Suddenly I realized that I was the cause. I had to negate all this and search within. In the previous few weeks, I had been too strongly attached to sentiments and gotten myself entangled in issues among those on my parents' side of the family and relatives. I also got carried away by human affairs. Everyday after downloading contents from the Minghui website's home page (the Chinese edition of Clearwisdom), I browsed other things that interested me on everyday people's sites. I fell into the state of an everyday person and slackened off in doing the three things.

Then I realized Master was right by my side. I felt so ashamed. Master has told us that everyday and everything that we encounter today will not be repeated. Fellow practitioners have poured their hearts into validating the Fa. What had I been doing?

I begged Master for forgiveness. I could feel Master's mercy at that moment. I put the computer back where it had been and it turned on! I was then able to reconnect to the Internet! Everything went back to normal. Tears came to my eyes. How could I face Master if I held on to so many attachments?

Despite my trying to get rid of these attachments, some other attachments surfaced, those associated with comfort and ease. The demon of sleepiness took hold of me. Non-practitioners often say that sleep is the most enjoyable thing. But as a cultivator, I know things work exactly the opposite way.

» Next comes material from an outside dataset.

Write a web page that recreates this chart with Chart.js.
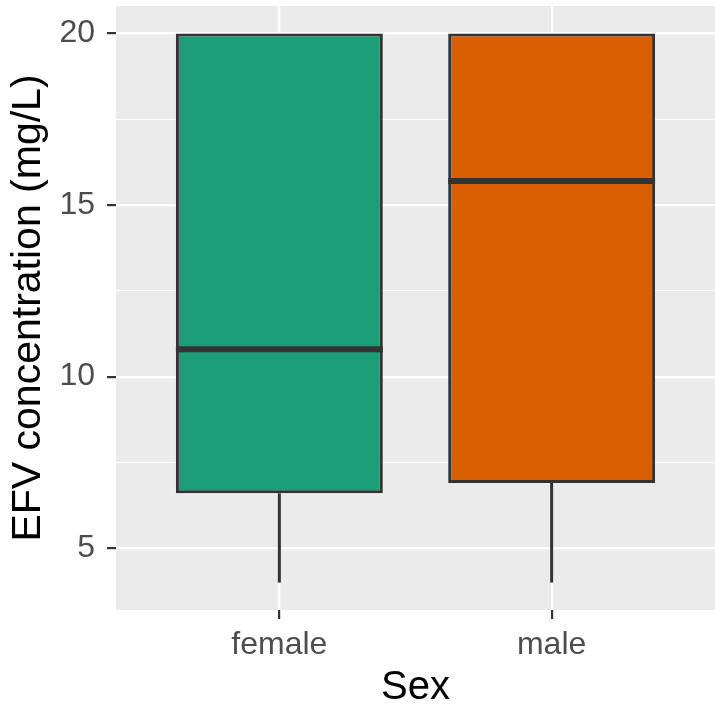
<!DOCTYPE html>
<html>
<head>
<meta charset="utf-8">
<script src="https://cdn.jsdelivr.net/npm/chart.js@4.4.0/dist/chart.umd.min.js"></script>
<style>
    body { margin: 0; background: #ffffff; }
    canvas { display: block; }
</style>
</head>
<body>
<canvas id="box-chart" width="715" height="714"></canvas>
<script>
var categories = ['female', 'male'];
var mins = [4.0, 4.0];
var q1s = [6.6, 6.9];
var medians = [10.8, 15.7];
var q3s = [20, 20];
var maxs = [20, 20];
var boxColors = ['#1B9E77', '#D95F02'];
var yTicks = [5, 7.5, 10, 12.5, 15, 17.5, 20];

var boxData = [];
for (var i = 0; i < categories.length; i++) {
    boxData.push({x: i + 1, y: [q1s[i], q3s[i]]});
}

function isMajor(v) {
    return v % 5 === 0;
}

var panelPlugin = {
    id: 'panel',
    beforeDraw: function (chart) {
        var a = chart.chartArea;
        var ctx = chart.ctx;
        ctx.save();
        ctx.fillStyle = '#EBEBEB';
        ctx.fillRect(a.left, a.top, a.right - a.left, a.bottom - a.top);
        ctx.restore();
    },
    beforeDatasetsDraw: function (chart) {
        // whiskers
        var x = chart.scales.x, y = chart.scales.y, ctx = chart.ctx;
        ctx.save();
        ctx.strokeStyle = '#333333';
        ctx.lineWidth = 3;
        for (var i = 0; i < categories.length; i++) {
            var px = x.getPixelForValue(i + 1);
            ctx.beginPath();
            ctx.moveTo(px, y.getPixelForValue(q1s[i]));
            ctx.lineTo(px, y.getPixelForValue(mins[i]));
            ctx.moveTo(px, y.getPixelForValue(q3s[i]));
            ctx.lineTo(px, y.getPixelForValue(maxs[i]));
            ctx.stroke();
        }
        ctx.restore();
    },
    afterDatasetsDraw: function (chart) {
        // medians
        var y = chart.scales.y, ctx = chart.ctx;
        var meta = chart.getDatasetMeta(0);
        ctx.save();
        ctx.strokeStyle = '#333333';
        ctx.lineWidth = 6;
        for (var i = 0; i < categories.length; i++) {
            var bar = meta.data[i];
            var py = y.getPixelForValue(medians[i]);
            ctx.beginPath();
            ctx.moveTo(bar.x - bar.width / 2, py);
            ctx.lineTo(bar.x + bar.width / 2, py);
            ctx.stroke();
        }
        ctx.restore();
    }
};

new Chart(document.getElementById('box-chart'), {
    type: 'bar',
    data: {
        datasets: [{
            data: boxData,
            backgroundColor: boxColors,
            borderColor: '#333333',
            borderWidth: 3,
            borderSkipped: false,
            barPercentage: 0.76,
            categoryPercentage: 1
        }]
    },
    options: {
        responsive: false,
        animation: false,
        layout: {padding: {top: 6, right: 0, left: 0, bottom: 0}},
        plugins: {
            legend: {display: false},
            tooltip: {enabled: false}
        },
        scales: {
            x: {
                type: 'linear',
                min: 0.4,
                max: 2.6,
                offset: false,
                afterBuildTicks: function (scale) {
                    scale.ticks = categories.map(function (c, i) { return {value: i + 1}; });
                },
                afterFit: function (scale) {
                    scale.height = 104;
                    scale.paddingLeft = 0;
                    scale.paddingRight = 0;
                },
                ticks: {
                    color: '#4D4D4D',
                    font: {family: 'Liberation Sans', size: 32},
                    padding: 7,
                    callback: function (v) { return categories[v - 1]; }
                },
                grid: {
                    offset: false,
                    color: '#FFFFFF',
                    lineWidth: 2.2,
                    tickColor: '#333333',
                    tickWidth: 2.2,
                    tickLength: 9
                },
                border: {display: false},
                title: {
                    display: true,
                    text: 'Sex',
                    color: '#000000',
                    font: {family: 'Liberation Sans', size: 40},
                    padding: {top: 0, bottom: 2}
                }
            },
            y: {
                min: 3.2,
                max: 20.8,
                afterBuildTicks: function (scale) {
                    scale.ticks = yTicks.map(function (v) { return {value: v}; });
                },
                afterFit: function (scale) {
                    scale.width = 116;
                    scale.paddingTop = 0;
                    scale.paddingBottom = 0;
                },
                ticks: {
                    color: '#4D4D4D',
                    font: {family: 'Liberation Sans', size: 32},
                    padding: 12,
                    callback: function (v) { return isMajor(v) ? String(v) : ''; }
                },
                grid: {
                    color: '#FFFFFF',
                    lineWidth: function (ctx) { return isMajor(ctx.tick.value) ? 2.2 : 1.1; },
                    tickColor: function (ctx) { return isMajor(ctx.tick.value) ? '#333333' : 'rgba(0,0,0,0)'; },
                    tickWidth: 2.2,
                    tickLength: 9
                },
                border: {display: false},
                title: {
                    display: true,
                    text: 'EFV concentration (mg/L)',
                    color: '#000000',
                    font: {family: 'Liberation Sans', size: 41},
                    padding: {top: 4, bottom: 0}
                }
            }
        }
    },
    plugins: [panelPlugin]
});
</script>
</body>
</html>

Within the big dye vat of today's world, to cultivate in order to emerge from all the destructive persecution, I have to follow Master's words. Master said, “Everything that ordinary people seek; everything that ordinary people want to gain; everything that ordinary people act on, say, and do—all of this is, for you, what needs to be cultivated away.” (“Fa Teaching Given in Manhattan”) Only by rectifying each single thought of mine can I resist everything with diamond-like, solid righteous thoughts.

Looking back at my cultivation path, without Master's caring protection, as a disciple, I wouldn't have been able to move a single step forward, much less accomplish anything. All that has been accomplished was done by Master. Every time I have asked Master for strengthening, I had no other thoughts except the firm belief that Master would take care of me. Every time, danger was averted.

Up until now, I have only thought about Master when I've run into difficulties. If I can constantly remind myself that Master is by my side every step along the way, and constantly remember that I am a Dafa disciple, then I can better carry out what Master wants and save more sentient beings.

Let me again thank Master! Let me thank fellow practitioners, and please point out any deficiencies. Heshi!